PROVIDED DATA:
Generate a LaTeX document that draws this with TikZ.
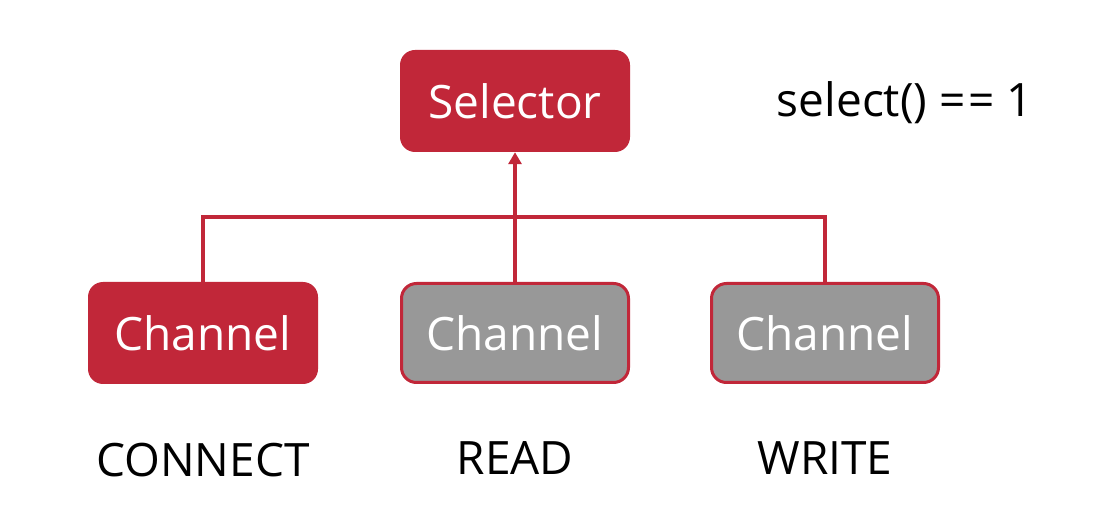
\documentclass[tikz,border=0pt]{standalone}
\usepackage{fontspec}
\setmainfont{Open Sans}
\usetikzlibrary{arrows.meta}
\definecolor{selred}{RGB}{193,39,57}
\definecolor{chgray}{RGB}{152,152,152}
\begin{document}
\begin{tikzpicture}[x=1pt,y=-1pt,
  box/.style={rounded corners=15pt,minimum width=230pt,minimum height=102pt,text=white,font=\fontsize{46}{52}\selectfont,inner sep=0pt},
  redbox/.style={box,fill=selred},
  graybox/.style={box,fill=chgray,draw=selred,line width=3pt,minimum width=227pt,minimum height=99pt},
  lbl/.style={font=\fontsize{46}{52}\selectfont,text=black,inner sep=0pt},
  link/.style={draw=selred,line width=4pt}]
\useasboundingbox[fill=white] (0,0) rectangle (1095,526);
\node[redbox] (sel) at (515,101) {Selector};
\node[redbox] (c1) at (203,333) {Channel};
\node[graybox] (c2) at (515,333) {Channel};
\node[graybox] (c3) at (825,333) {Channel};
\node[lbl] (sc) at (905,103) {select() =\hspace{3pt}= 1};
\node[lbl] (l1) at (203,460) {CONNECT};
\node[lbl] (l2) at (515,458) {READ};
\node[lbl] (l3) at (825,458) {WRITE};
\coordinate (bus) at (515,217);
\draw[link] (c1.north) |- (bus) -| (c3.north);
\draw[link,-{Triangle[length=12pt,width=13pt]}] (c2.north) -- (sel.south);
\end{tikzpicture}
\end{document}
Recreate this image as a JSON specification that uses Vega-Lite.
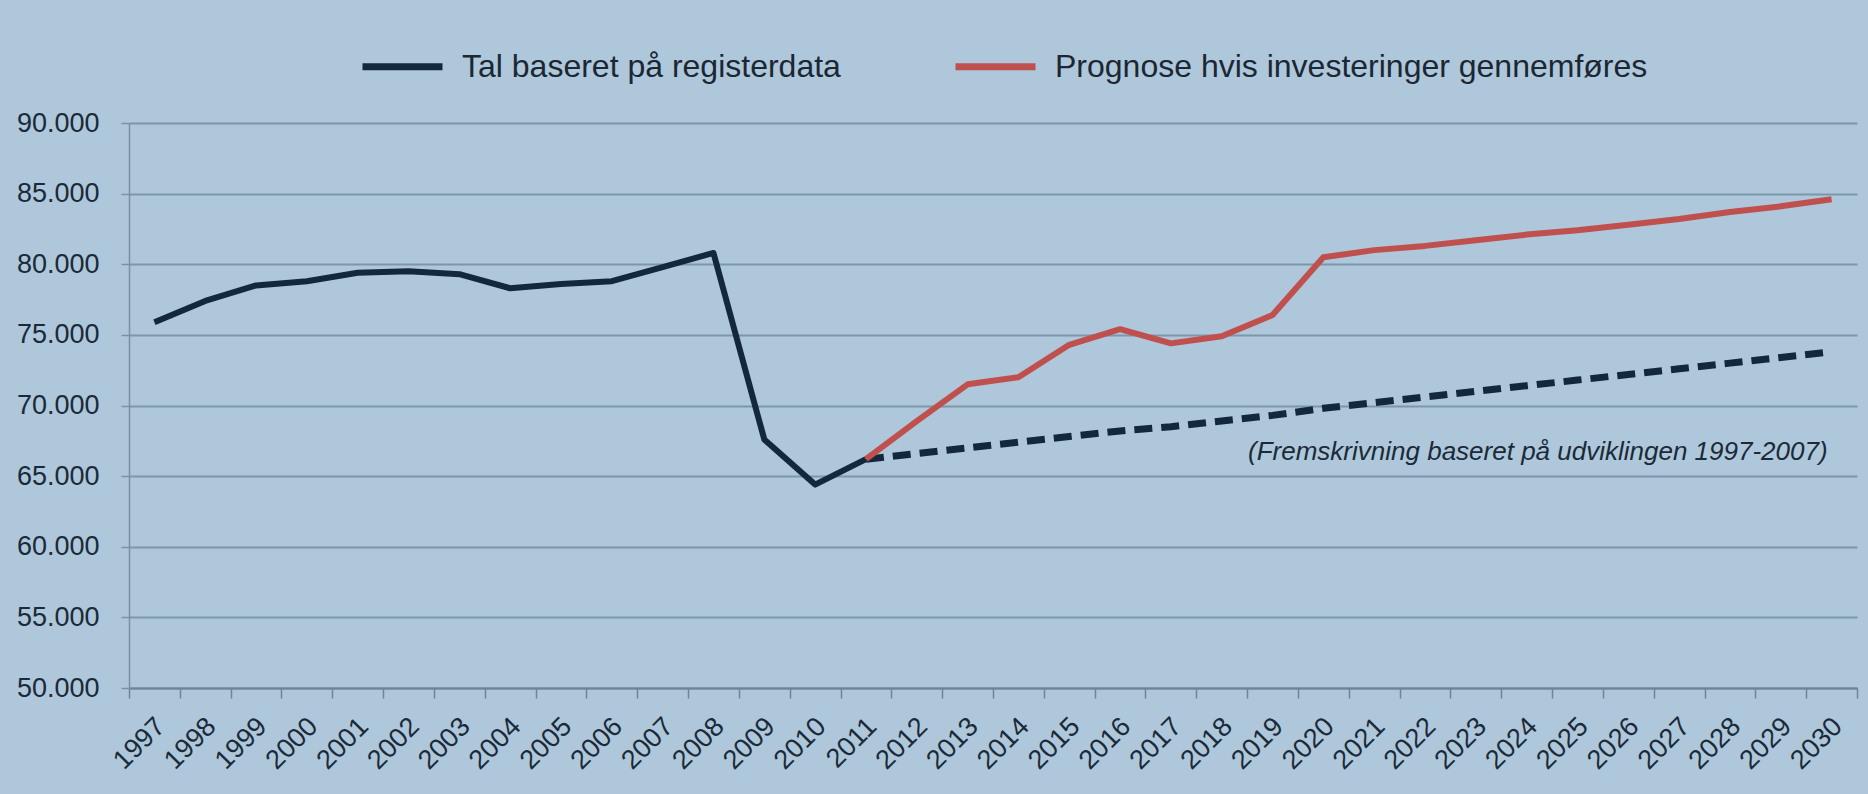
{
  "$schema": "https://vega.github.io/schema/vega-lite/v6.json",
  "width": 1728,
  "height": 565,
  "autosize": {"type": "none"},
  "padding": {"left": 129, "top": 123, "right": 11, "bottom": 106},
  "background": "#aec7db",
  "config": {"view": {"stroke": null}, "font": "Liberation Sans"},
  "datasets": {
    "main": [
      {"year": "1997", "serie": "Tal baseret på registerdata", "value": 75900},
      {"year": "1998", "serie": "Tal baseret på registerdata", "value": 77400},
      {"year": "1999", "serie": "Tal baseret på registerdata", "value": 78500},
      {"year": "2000", "serie": "Tal baseret på registerdata", "value": 78800},
      {"year": "2001", "serie": "Tal baseret på registerdata", "value": 79400},
      {"year": "2002", "serie": "Tal baseret på registerdata", "value": 79500},
      {"year": "2003", "serie": "Tal baseret på registerdata", "value": 79300},
      {"year": "2004", "serie": "Tal baseret på registerdata", "value": 78300},
      {"year": "2005", "serie": "Tal baseret på registerdata", "value": 78600},
      {"year": "2006", "serie": "Tal baseret på registerdata", "value": 78800},
      {"year": "2007", "serie": "Tal baseret på registerdata", "value": 79800},
      {"year": "2008", "serie": "Tal baseret på registerdata", "value": 80800},
      {"year": "2009", "serie": "Tal baseret på registerdata", "value": 67600},
      {"year": "2010", "serie": "Tal baseret på registerdata", "value": 64400},
      {"year": "2011", "serie": "Tal baseret på registerdata", "value": 66200},
      {"year": "2011", "serie": "Prognose hvis investeringer gennemføres", "value": 66200},
      {"year": "2012", "serie": "Prognose hvis investeringer gennemføres", "value": 68900},
      {"year": "2013", "serie": "Prognose hvis investeringer gennemføres", "value": 71500},
      {"year": "2014", "serie": "Prognose hvis investeringer gennemføres", "value": 72000},
      {"year": "2015", "serie": "Prognose hvis investeringer gennemføres", "value": 74300},
      {"year": "2016", "serie": "Prognose hvis investeringer gennemføres", "value": 75400},
      {"year": "2017", "serie": "Prognose hvis investeringer gennemføres", "value": 74400},
      {"year": "2018", "serie": "Prognose hvis investeringer gennemføres", "value": 74900},
      {"year": "2019", "serie": "Prognose hvis investeringer gennemføres", "value": 76400},
      {"year": "2020", "serie": "Prognose hvis investeringer gennemføres", "value": 80500},
      {"year": "2021", "serie": "Prognose hvis investeringer gennemføres", "value": 81000},
      {"year": "2022", "serie": "Prognose hvis investeringer gennemføres", "value": 81300},
      {"year": "2023", "serie": "Prognose hvis investeringer gennemføres", "value": 81700},
      {"year": "2024", "serie": "Prognose hvis investeringer gennemføres", "value": 82100},
      {"year": "2025", "serie": "Prognose hvis investeringer gennemføres", "value": 82400},
      {"year": "2026", "serie": "Prognose hvis investeringer gennemføres", "value": 82800},
      {"year": "2027", "serie": "Prognose hvis investeringer gennemføres", "value": 83200},
      {"year": "2028", "serie": "Prognose hvis investeringer gennemføres", "value": 83700},
      {"year": "2029", "serie": "Prognose hvis investeringer gennemføres", "value": 84100},
      {"year": "2030", "serie": "Prognose hvis investeringer gennemføres", "value": 84600}
    ],
    "trend": [
      {"year": "2011", "value": 66200},
      {"year": "2012", "value": 66600},
      {"year": "2013", "value": 67000},
      {"year": "2014", "value": 67400},
      {"year": "2015", "value": 67800},
      {"year": "2016", "value": 68200},
      {"year": "2017", "value": 68500},
      {"year": "2018", "value": 68900},
      {"year": "2019", "value": 69300},
      {"year": "2020", "value": 69800},
      {"year": "2021", "value": 70200},
      {"year": "2022", "value": 70600},
      {"year": "2023", "value": 71000},
      {"year": "2024", "value": 71400},
      {"year": "2025", "value": 71800},
      {"year": "2026", "value": 72200},
      {"year": "2027", "value": 72600},
      {"year": "2028", "value": 73000},
      {"year": "2029", "value": 73400},
      {"year": "2030", "value": 73800}
    ],
    "note": [
      {"year": "2030", "value": 66700, "label": "(Fremskrivning baseret på udviklingen  1997-2007)"}
    ]
  },
  "encoding": {
    "x": {
      "field": "year",
      "type": "ordinal",
      "scale": {"type": "band", "paddingInner": 0, "paddingOuter": 0},
      "axis": {
        "title": null,
        "tickBand": "extent",
        "labelAngle": -45,
        "labelAlign": "right",
        "labelBaseline": "middle",
        "labelFontSize": 27,
        "labelColor": "#1b2a38",
        "labelPadding": 24,
        "labelOffset": 6,
        "tickSize": 10,
        "tickColor": "#6f8494",
        "tickWidth": 1.5,
        "domainColor": "#6f8494",
        "domainWidth": 2,
        "grid": false
      }
    },
    "y": {
      "field": "value",
      "type": "quantitative",
      "scale": {"domain": [50000, 90000], "nice": false, "zero": false},
      "axis": {
        "title": null,
        "values": [50000, 55000, 60000, 65000, 70000, 75000, 80000, 85000, 90000],
        "labelExpr": "replace(format(datum.value, ','), ',', '.')",
        "labelFontSize": 27,
        "labelColor": "#1b2a38",
        "labelPadding": 22,
        "tickSize": 8,
        "tickColor": "#7d93a4",
        "tickWidth": 1.5,
        "grid": true,
        "gridColor": "#7d97a9",
        "gridWidth": 2,
        "domainColor": "#7d8f9c",
        "domainWidth": 1.5
      }
    }
  },
  "layer": [
    {
      "data": {"name": "trend"},
      "mark": {"type": "line", "strokeWidth": 7, "strokeDash": [18, 9], "color": "#14283c"},
      "encoding": {}
    },
    {
      "data": {"name": "main"},
      "mark": {"type": "line", "strokeWidth": 6, "strokeJoin": "round"},
      "encoding": {
        "color": {
          "field": "serie",
          "type": "nominal",
          "scale": {
            "domain": ["Tal baseret på registerdata", "Prognose hvis investeringer gennemføres"],
            "range": ["#14283c", "#c0504d"]
          },
          "legend": {
            "title": null,
            "orient": "none",
            "legendX": 230,
            "legendY": -100,
            "direction": "horizontal",
            "columns": 2,
            "symbolType": "stroke",
            "symbolSize": 6400,
            "symbolStrokeWidth": 7,
            "labelFontSize": 32,
            "labelColor": "#1b2733",
            "labelOffset": 16,
            "columnPadding": 100,
            "padding": 0,
            "labelLimit": 0
          }
        }
      }
    },
    {
      "data": {"name": "note"},
      "mark": {"type": "text", "align": "right", "baseline": "middle", "fontStyle": "italic", "fontSize": 26, "color": "#1b2a38", "dx": -4},
      "encoding": {"text": {"field": "label"}}
    }
  ]
}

CHALLENGE:
Pick out each line containing the string "that" and copy it.

ANSWER FOR THE TASK:
Generate a LaTeX document that draws this with TikZ.
Recreate this image as a JSON specification that uses Vega-Lite.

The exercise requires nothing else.